Work to be completed: Below this line is a listing that includes pictures. Copy exactly, and only, the lines from the one containing "Write the React, TypeScript" through the one containing "59.4, 6.6, 8.5]];"; the pictures do not go in the copy.

^^^^^^^^^^^^^^^^

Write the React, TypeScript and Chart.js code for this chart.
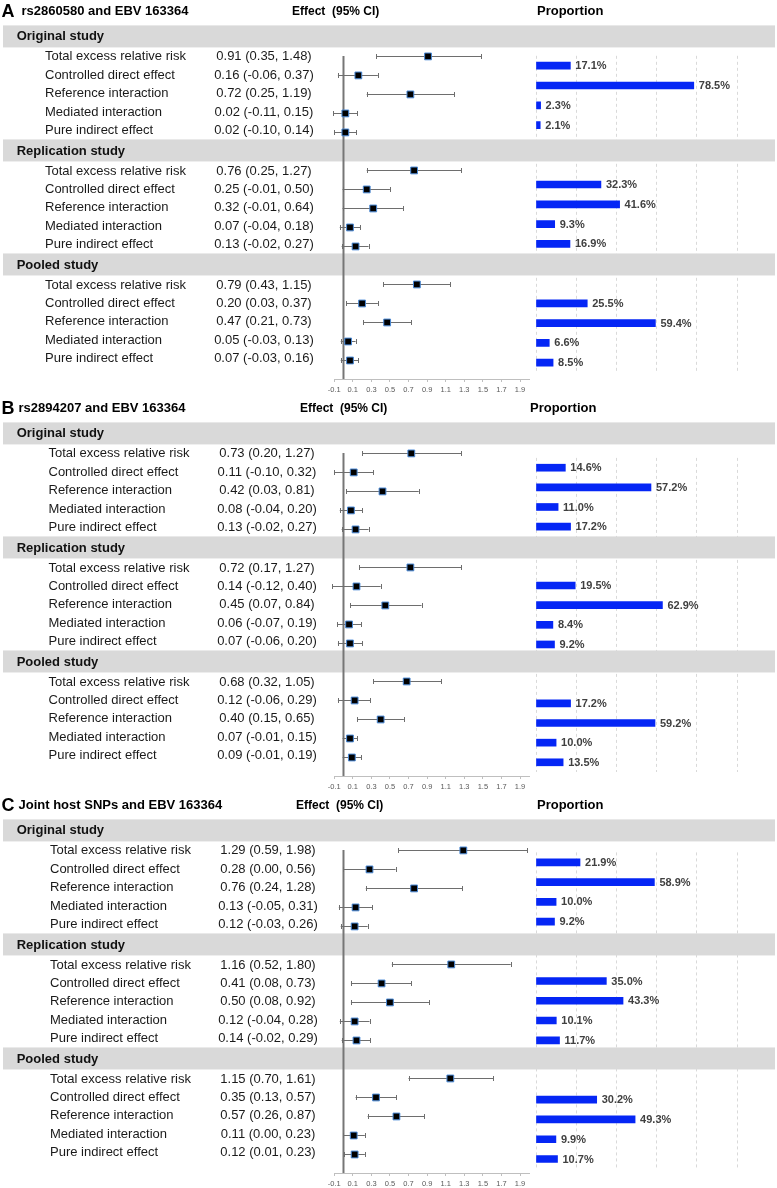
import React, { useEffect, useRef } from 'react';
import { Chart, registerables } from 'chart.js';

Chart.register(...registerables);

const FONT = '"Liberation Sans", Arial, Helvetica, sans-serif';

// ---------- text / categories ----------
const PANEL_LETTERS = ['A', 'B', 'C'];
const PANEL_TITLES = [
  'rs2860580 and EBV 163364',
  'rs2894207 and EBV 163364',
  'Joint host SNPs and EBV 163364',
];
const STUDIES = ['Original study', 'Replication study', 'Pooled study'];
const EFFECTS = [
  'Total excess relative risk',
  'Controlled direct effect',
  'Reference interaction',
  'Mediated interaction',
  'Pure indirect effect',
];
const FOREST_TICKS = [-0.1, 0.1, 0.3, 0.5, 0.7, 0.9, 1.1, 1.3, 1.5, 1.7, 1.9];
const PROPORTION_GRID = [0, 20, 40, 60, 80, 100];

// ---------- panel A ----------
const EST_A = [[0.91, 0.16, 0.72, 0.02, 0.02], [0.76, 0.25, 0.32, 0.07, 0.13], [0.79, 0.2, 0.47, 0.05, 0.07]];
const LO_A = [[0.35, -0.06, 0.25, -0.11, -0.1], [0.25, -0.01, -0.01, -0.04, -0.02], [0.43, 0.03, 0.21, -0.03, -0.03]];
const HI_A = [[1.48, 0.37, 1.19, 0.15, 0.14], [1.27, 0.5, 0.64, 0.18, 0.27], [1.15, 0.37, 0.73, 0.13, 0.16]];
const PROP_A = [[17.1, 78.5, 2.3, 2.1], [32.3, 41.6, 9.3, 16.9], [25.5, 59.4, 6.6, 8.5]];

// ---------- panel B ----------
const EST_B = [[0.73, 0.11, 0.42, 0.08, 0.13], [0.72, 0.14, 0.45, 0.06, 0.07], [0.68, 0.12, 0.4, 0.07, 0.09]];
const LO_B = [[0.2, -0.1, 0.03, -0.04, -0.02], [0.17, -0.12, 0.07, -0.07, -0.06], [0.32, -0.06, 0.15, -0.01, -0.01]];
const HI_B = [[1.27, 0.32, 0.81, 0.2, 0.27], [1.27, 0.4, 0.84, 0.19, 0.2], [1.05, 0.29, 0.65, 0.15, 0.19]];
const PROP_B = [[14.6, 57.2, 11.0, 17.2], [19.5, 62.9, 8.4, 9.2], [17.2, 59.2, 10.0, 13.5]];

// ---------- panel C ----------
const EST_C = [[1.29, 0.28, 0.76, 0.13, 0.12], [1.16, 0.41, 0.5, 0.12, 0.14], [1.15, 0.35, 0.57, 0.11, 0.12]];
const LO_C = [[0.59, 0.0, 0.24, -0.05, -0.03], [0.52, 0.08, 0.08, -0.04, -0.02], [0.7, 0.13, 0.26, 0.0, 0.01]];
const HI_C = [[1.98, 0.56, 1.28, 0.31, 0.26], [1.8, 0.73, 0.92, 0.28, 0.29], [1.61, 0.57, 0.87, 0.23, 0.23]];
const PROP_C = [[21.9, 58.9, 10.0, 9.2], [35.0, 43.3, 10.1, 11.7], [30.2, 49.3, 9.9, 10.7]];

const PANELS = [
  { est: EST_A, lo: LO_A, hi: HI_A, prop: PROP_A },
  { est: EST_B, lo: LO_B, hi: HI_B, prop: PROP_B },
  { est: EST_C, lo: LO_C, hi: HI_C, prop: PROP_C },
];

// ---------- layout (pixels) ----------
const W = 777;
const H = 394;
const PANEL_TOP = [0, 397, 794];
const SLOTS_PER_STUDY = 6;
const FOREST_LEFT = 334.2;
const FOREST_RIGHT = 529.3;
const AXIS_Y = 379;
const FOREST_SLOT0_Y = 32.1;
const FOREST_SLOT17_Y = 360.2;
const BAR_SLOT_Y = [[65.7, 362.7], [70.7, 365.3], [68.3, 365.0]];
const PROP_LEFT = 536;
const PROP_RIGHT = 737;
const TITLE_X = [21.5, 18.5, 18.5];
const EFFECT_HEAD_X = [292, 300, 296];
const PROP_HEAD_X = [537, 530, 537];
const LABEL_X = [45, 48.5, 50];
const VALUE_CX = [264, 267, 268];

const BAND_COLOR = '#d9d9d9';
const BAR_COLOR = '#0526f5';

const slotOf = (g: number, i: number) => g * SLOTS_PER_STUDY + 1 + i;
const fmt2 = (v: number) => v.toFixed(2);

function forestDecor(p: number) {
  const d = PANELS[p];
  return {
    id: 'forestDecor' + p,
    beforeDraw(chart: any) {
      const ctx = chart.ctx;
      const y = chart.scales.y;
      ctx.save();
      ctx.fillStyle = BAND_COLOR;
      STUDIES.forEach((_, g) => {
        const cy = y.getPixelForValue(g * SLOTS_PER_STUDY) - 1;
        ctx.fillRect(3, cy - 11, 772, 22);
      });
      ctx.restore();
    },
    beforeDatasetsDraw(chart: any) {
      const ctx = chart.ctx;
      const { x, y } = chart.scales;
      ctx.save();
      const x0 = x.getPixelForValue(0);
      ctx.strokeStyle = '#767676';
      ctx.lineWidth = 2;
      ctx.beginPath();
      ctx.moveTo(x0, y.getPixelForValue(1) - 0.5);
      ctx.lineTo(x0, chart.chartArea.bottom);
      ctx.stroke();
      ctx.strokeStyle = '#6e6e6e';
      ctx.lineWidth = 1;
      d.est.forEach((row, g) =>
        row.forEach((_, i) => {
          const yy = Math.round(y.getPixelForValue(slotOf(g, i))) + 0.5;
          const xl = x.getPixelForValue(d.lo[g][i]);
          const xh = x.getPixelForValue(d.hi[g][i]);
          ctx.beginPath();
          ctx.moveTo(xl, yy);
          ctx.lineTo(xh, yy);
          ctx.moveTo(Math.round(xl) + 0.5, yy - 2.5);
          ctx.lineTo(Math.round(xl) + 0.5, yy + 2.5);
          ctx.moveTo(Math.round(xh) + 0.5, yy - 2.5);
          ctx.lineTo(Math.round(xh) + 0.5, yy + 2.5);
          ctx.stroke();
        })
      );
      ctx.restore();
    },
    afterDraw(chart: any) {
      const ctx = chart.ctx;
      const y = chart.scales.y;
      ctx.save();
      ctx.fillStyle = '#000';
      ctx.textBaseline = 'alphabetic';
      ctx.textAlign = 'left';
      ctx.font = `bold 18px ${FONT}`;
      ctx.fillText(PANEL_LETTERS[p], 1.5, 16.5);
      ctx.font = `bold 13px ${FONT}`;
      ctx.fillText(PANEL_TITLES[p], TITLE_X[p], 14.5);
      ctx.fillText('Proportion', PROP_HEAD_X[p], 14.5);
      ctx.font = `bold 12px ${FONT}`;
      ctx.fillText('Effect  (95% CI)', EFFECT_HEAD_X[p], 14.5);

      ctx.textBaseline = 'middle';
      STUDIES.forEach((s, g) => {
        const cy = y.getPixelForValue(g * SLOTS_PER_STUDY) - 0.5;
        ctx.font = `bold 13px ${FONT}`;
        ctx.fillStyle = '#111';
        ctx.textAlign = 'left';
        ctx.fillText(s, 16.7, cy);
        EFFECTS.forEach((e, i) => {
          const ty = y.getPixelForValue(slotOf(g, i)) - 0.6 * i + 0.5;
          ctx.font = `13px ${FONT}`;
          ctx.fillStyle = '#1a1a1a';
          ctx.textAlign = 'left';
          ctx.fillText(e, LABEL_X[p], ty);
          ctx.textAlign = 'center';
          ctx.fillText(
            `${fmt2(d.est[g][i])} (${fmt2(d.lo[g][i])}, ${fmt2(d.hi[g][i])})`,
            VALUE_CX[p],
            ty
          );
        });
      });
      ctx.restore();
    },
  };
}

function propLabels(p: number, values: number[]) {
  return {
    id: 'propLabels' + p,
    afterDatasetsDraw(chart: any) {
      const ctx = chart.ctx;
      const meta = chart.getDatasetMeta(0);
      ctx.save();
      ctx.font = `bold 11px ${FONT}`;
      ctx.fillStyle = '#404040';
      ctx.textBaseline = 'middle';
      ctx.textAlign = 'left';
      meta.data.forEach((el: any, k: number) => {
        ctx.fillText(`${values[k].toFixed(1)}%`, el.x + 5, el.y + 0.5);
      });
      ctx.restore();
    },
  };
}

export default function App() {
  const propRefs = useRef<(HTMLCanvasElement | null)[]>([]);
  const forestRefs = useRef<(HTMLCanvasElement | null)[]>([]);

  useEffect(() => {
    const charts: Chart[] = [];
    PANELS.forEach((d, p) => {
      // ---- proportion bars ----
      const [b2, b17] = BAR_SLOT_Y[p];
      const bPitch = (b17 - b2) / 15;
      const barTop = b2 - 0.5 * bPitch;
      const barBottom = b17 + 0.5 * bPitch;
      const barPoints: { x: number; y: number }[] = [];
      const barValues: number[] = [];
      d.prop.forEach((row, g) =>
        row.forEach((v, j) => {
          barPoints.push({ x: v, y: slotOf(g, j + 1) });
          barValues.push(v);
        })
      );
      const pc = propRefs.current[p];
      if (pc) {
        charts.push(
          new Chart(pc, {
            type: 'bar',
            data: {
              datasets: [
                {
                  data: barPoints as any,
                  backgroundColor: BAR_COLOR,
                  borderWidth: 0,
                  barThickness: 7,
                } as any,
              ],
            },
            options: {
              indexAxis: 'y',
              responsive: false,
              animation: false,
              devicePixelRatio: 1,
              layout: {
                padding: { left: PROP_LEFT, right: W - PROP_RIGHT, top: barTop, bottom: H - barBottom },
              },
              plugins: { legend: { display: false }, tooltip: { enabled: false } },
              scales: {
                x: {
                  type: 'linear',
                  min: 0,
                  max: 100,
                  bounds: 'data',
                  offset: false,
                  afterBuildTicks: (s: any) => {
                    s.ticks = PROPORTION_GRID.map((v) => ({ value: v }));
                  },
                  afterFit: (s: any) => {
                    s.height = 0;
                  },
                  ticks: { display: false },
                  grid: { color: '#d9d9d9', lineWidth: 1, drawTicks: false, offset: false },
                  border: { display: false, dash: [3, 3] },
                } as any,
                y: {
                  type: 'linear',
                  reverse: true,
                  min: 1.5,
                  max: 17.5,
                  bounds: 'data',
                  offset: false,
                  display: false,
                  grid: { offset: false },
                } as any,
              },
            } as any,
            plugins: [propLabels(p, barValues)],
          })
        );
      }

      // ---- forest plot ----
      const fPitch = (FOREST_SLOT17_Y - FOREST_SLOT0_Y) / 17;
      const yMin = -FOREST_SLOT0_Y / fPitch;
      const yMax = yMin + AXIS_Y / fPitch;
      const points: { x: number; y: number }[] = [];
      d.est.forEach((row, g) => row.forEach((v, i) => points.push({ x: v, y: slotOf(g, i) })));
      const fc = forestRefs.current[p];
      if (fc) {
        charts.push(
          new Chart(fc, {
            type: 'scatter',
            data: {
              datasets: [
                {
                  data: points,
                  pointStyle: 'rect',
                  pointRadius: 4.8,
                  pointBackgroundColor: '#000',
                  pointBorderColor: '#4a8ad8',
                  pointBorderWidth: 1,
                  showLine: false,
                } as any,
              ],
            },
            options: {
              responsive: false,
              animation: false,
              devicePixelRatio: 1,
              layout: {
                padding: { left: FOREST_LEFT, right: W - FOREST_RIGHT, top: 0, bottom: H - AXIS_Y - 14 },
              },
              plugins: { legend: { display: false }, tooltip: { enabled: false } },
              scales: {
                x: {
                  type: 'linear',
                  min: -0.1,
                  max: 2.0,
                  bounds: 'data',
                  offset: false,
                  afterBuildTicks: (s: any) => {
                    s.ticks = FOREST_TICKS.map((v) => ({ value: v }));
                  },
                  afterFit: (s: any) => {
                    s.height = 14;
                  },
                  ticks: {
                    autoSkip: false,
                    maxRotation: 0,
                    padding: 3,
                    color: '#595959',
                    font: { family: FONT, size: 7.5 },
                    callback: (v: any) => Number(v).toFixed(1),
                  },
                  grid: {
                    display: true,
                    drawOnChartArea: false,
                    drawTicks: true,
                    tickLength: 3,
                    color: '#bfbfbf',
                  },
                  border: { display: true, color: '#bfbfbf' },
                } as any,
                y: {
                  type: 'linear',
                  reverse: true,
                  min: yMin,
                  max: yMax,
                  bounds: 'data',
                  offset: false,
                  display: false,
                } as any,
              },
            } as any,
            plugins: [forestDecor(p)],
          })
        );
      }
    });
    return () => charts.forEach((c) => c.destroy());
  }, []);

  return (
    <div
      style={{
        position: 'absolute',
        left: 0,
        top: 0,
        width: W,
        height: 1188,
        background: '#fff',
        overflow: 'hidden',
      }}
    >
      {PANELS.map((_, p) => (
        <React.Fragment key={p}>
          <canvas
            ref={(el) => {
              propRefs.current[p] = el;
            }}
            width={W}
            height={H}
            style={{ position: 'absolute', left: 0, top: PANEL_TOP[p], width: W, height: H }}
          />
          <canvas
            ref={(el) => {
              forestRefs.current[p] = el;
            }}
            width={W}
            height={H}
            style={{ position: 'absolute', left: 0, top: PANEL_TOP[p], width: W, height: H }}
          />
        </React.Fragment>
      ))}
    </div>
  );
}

^^^^^^^^^^^^^^^^

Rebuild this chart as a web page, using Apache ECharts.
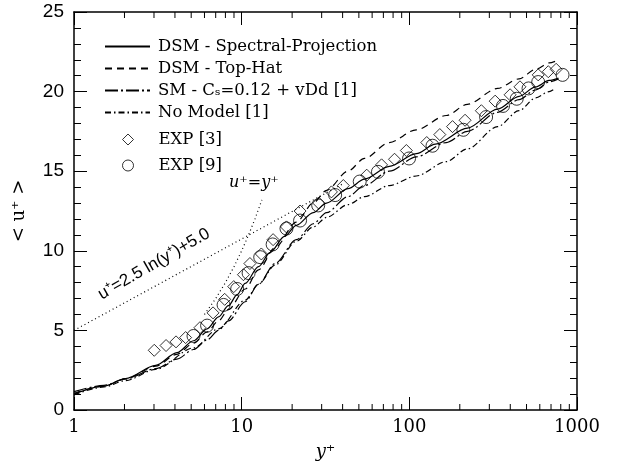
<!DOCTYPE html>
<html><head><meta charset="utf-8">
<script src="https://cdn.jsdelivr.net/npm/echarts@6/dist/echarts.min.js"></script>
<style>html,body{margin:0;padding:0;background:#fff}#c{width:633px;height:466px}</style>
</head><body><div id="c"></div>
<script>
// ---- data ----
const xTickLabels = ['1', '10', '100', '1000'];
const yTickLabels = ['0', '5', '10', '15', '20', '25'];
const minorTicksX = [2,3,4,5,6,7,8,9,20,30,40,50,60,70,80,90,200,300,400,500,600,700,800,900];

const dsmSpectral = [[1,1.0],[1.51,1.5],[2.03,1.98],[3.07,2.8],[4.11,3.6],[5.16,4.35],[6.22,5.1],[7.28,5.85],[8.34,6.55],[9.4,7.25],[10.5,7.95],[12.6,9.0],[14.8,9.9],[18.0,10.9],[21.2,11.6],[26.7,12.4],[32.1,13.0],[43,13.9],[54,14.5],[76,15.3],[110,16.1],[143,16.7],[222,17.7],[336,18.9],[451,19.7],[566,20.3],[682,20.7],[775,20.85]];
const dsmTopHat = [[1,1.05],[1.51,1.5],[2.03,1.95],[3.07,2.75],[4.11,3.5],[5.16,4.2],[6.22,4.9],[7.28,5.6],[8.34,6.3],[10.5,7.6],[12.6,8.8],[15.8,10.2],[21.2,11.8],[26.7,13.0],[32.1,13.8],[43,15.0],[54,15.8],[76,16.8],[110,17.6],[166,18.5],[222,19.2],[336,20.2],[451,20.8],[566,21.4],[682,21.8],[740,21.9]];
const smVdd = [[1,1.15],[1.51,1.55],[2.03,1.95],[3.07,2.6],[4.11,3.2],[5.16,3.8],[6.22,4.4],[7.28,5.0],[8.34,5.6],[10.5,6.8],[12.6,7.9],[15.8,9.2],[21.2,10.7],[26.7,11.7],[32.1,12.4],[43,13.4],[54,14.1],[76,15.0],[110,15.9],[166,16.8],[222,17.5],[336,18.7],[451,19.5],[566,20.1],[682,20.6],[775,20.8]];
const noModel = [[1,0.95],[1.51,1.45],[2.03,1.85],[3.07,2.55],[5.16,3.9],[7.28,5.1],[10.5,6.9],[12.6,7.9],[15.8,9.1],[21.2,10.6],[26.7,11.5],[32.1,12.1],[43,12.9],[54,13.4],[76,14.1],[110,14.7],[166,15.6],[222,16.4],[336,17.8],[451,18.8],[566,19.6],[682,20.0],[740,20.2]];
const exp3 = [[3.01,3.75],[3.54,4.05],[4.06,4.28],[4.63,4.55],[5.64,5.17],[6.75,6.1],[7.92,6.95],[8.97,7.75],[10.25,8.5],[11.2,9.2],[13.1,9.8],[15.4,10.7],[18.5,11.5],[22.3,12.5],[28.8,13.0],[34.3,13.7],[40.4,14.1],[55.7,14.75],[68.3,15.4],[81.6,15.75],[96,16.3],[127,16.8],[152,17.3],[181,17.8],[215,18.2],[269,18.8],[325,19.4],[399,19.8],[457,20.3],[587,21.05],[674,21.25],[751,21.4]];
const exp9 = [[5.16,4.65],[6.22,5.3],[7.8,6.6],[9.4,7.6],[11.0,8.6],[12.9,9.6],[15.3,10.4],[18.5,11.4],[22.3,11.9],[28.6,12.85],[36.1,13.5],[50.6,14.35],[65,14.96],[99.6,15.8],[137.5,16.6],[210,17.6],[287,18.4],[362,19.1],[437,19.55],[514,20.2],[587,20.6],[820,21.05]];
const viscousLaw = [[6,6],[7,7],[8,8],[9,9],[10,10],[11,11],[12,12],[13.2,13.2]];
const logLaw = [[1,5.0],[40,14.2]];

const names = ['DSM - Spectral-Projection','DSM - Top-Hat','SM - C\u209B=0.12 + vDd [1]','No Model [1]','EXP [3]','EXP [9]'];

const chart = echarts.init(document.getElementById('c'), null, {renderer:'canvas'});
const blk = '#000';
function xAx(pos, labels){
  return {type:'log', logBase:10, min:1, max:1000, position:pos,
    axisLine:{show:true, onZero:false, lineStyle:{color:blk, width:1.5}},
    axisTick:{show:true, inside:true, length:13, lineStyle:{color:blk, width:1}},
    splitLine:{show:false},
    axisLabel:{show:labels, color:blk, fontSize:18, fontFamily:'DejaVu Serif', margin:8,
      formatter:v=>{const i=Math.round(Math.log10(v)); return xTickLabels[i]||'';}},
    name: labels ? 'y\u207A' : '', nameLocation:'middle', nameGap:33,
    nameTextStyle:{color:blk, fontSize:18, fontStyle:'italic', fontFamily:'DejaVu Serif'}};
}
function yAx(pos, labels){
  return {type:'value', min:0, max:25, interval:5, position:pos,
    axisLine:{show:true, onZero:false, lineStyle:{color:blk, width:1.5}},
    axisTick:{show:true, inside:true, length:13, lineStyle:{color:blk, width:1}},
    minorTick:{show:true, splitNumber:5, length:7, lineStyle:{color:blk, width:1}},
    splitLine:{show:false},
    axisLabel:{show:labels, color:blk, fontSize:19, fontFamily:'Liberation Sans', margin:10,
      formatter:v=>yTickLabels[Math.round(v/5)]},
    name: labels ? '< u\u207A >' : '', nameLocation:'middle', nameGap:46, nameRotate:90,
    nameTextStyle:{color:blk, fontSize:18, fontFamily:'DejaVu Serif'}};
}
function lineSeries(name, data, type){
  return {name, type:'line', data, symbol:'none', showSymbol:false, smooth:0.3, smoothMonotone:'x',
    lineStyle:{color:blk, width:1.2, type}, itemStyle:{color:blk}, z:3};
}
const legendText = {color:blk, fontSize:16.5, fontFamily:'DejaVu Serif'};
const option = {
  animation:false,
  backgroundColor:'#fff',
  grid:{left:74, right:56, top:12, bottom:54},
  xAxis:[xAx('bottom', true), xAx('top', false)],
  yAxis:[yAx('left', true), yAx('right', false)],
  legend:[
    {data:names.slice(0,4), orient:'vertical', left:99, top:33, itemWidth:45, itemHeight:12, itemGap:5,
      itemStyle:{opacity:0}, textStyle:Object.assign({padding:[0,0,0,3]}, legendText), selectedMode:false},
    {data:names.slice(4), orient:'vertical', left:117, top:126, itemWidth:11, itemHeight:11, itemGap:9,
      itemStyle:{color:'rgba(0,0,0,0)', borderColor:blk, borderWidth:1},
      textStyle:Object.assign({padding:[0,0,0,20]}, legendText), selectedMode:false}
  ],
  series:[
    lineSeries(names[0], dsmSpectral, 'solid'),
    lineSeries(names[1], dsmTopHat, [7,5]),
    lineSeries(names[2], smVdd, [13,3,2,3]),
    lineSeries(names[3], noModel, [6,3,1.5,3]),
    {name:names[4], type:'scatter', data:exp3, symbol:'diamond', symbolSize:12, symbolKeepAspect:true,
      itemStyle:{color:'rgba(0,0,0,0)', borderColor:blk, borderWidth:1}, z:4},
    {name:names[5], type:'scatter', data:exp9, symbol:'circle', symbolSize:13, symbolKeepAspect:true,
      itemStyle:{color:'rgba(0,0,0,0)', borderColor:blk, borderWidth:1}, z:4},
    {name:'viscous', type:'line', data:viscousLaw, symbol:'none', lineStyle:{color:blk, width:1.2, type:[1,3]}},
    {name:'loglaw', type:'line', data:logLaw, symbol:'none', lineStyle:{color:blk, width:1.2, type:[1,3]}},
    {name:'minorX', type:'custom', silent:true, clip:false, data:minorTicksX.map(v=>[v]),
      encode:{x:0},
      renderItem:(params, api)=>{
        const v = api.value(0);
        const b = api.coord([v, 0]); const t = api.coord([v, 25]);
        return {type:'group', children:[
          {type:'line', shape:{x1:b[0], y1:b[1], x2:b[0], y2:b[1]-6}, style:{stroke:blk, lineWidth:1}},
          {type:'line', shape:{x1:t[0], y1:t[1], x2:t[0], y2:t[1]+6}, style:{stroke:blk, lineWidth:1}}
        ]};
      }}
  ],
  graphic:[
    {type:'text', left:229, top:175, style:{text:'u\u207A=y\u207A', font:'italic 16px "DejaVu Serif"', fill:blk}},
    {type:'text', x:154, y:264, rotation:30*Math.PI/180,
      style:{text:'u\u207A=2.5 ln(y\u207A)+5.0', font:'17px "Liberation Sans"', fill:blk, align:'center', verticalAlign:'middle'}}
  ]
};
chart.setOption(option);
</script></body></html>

^^^^^^^^^^^^^^^^

Reply:
Write the React, TypeScript and Chart.js code for this chart.
import React, { useEffect, useRef } from 'react';
import { Chart, registerables } from 'chart.js';

Chart.register(...registerables);

const FONT = '"Liberation Sans", Arial, Helvetica, sans-serif';

// ---------- text / categories ----------
const PANEL_LETTERS = ['A', 'B', 'C'];
const PANEL_TITLES = [
  'rs2860580 and EBV 163364',
  'rs2894207 and EBV 163364',
  'Joint host SNPs and EBV 163364',
];
const STUDIES = ['Original study', 'Replication study', 'Pooled study'];
const EFFECTS = [
  'Total excess relative risk',
  'Controlled direct effect',
  'Reference interaction',
  'Mediated interaction',
  'Pure indirect effect',
];
const FOREST_TICKS = [-0.1, 0.1, 0.3, 0.5, 0.7, 0.9, 1.1, 1.3, 1.5, 1.7, 1.9];
const PROPORTION_GRID = [0, 20, 40, 60, 80, 100];

// ---------- panel A ----------
const EST_A = [[0.91, 0.16, 0.72, 0.02, 0.02], [0.76, 0.25, 0.32, 0.07, 0.13], [0.79, 0.2, 0.47, 0.05, 0.07]];
const LO_A = [[0.35, -0.06, 0.25, -0.11, -0.1], [0.25, -0.01, -0.01, -0.04, -0.02], [0.43, 0.03, 0.21, -0.03, -0.03]];
const HI_A = [[1.48, 0.37, 1.19, 0.15, 0.14], [1.27, 0.5, 0.64, 0.18, 0.27], [1.15, 0.37, 0.73, 0.13, 0.16]];
const PROP_A = [[17.1, 78.5, 2.3, 2.1], [32.3, 41.6, 9.3, 16.9], [25.5, 59.4, 6.6, 8.5]];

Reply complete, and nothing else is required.